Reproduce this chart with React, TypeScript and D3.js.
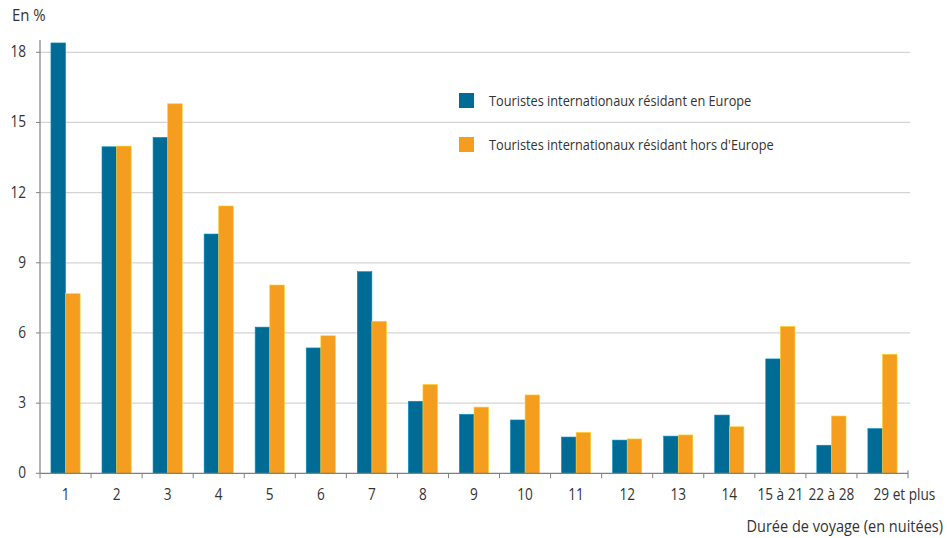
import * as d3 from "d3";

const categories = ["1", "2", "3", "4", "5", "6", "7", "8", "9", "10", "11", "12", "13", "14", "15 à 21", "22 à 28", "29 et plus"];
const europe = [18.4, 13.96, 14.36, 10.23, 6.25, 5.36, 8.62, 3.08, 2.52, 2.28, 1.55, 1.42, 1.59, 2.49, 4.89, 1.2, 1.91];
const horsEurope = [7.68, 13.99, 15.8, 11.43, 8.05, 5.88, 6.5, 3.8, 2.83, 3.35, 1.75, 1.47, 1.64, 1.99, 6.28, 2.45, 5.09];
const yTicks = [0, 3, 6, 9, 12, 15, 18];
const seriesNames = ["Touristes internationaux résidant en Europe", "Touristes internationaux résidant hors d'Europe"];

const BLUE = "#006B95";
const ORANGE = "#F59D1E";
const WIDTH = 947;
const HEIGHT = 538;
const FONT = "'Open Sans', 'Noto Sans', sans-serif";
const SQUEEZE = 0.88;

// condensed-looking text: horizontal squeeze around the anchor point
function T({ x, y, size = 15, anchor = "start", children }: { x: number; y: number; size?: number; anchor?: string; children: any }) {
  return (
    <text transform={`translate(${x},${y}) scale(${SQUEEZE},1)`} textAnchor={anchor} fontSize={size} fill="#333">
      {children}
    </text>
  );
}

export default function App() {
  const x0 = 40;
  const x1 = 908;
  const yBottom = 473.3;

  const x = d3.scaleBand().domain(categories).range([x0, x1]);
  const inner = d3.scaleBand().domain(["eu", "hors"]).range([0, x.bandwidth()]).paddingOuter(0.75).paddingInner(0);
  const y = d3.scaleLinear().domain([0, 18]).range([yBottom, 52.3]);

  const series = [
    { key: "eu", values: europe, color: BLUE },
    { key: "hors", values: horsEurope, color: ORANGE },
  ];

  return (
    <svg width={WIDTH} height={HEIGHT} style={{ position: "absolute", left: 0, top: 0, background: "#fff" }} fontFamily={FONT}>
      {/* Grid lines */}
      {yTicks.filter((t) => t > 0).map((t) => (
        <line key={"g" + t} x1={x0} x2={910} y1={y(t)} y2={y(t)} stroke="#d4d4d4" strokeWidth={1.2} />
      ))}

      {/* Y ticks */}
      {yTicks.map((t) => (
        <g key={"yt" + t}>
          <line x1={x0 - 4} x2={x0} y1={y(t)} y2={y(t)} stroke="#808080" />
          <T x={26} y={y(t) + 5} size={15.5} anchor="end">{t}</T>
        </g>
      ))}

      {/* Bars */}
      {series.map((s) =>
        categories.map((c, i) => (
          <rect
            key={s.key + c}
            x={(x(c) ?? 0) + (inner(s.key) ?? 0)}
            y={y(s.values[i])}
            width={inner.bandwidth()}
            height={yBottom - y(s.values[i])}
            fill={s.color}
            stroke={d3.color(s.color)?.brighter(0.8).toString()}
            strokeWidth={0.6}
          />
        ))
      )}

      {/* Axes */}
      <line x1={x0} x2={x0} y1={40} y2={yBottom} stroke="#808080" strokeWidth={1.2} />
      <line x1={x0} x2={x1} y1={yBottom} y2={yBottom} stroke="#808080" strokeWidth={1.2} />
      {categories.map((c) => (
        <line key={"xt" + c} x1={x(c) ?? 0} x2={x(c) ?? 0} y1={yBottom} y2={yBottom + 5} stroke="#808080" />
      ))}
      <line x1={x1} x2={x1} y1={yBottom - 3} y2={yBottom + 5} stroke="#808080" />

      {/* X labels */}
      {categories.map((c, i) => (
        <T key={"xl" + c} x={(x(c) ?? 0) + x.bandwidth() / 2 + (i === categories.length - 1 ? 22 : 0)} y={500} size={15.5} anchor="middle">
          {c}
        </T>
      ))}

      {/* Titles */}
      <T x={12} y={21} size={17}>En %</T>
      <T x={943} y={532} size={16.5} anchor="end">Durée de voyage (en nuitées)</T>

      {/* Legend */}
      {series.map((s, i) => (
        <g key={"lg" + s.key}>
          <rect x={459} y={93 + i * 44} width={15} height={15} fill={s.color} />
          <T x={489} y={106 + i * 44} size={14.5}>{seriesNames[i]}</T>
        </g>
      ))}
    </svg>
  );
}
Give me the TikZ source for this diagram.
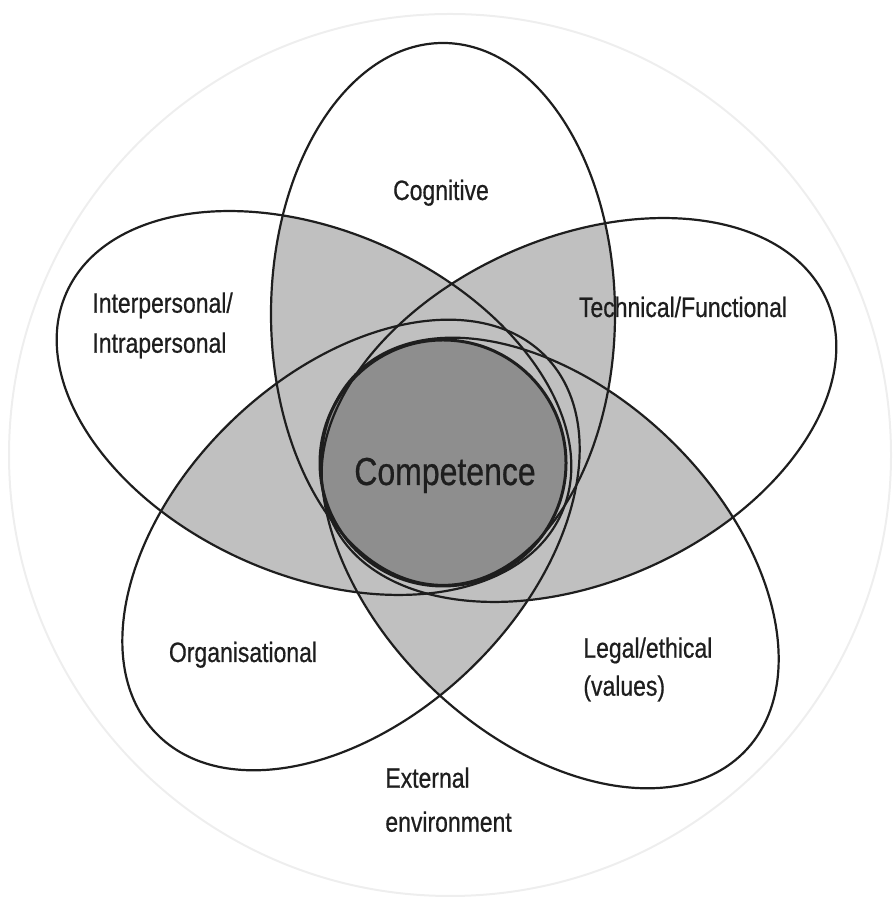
+--
=== Work to complete ===
Word for word, give again the lines from the first entry to the line with "const SQUEEZE = 0.88;", inclusive. Exclude the pictures.

=== Task result ===
Reproduce this chart with React, TypeScript and D3.js.
import * as d3 from "d3";

const categories = ["1", "2", "3", "4", "5", "6", "7", "8", "9", "10", "11", "12", "13", "14", "15 à 21", "22 à 28", "29 et plus"];
const europe = [18.4, 13.96, 14.36, 10.23, 6.25, 5.36, 8.62, 3.08, 2.52, 2.28, 1.55, 1.42, 1.59, 2.49, 4.89, 1.2, 1.91];
const horsEurope = [7.68, 13.99, 15.8, 11.43, 8.05, 5.88, 6.5, 3.8, 2.83, 3.35, 1.75, 1.47, 1.64, 1.99, 6.28, 2.45, 5.09];
const yTicks = [0, 3, 6, 9, 12, 15, 18];
const seriesNames = ["Touristes internationaux résidant en Europe", "Touristes internationaux résidant hors d'Europe"];

const BLUE = "#006B95";
const ORANGE = "#F59D1E";
const WIDTH = 947;
const HEIGHT = 538;
const FONT = "'Open Sans', 'Noto Sans', sans-serif";
const SQUEEZE = 0.88;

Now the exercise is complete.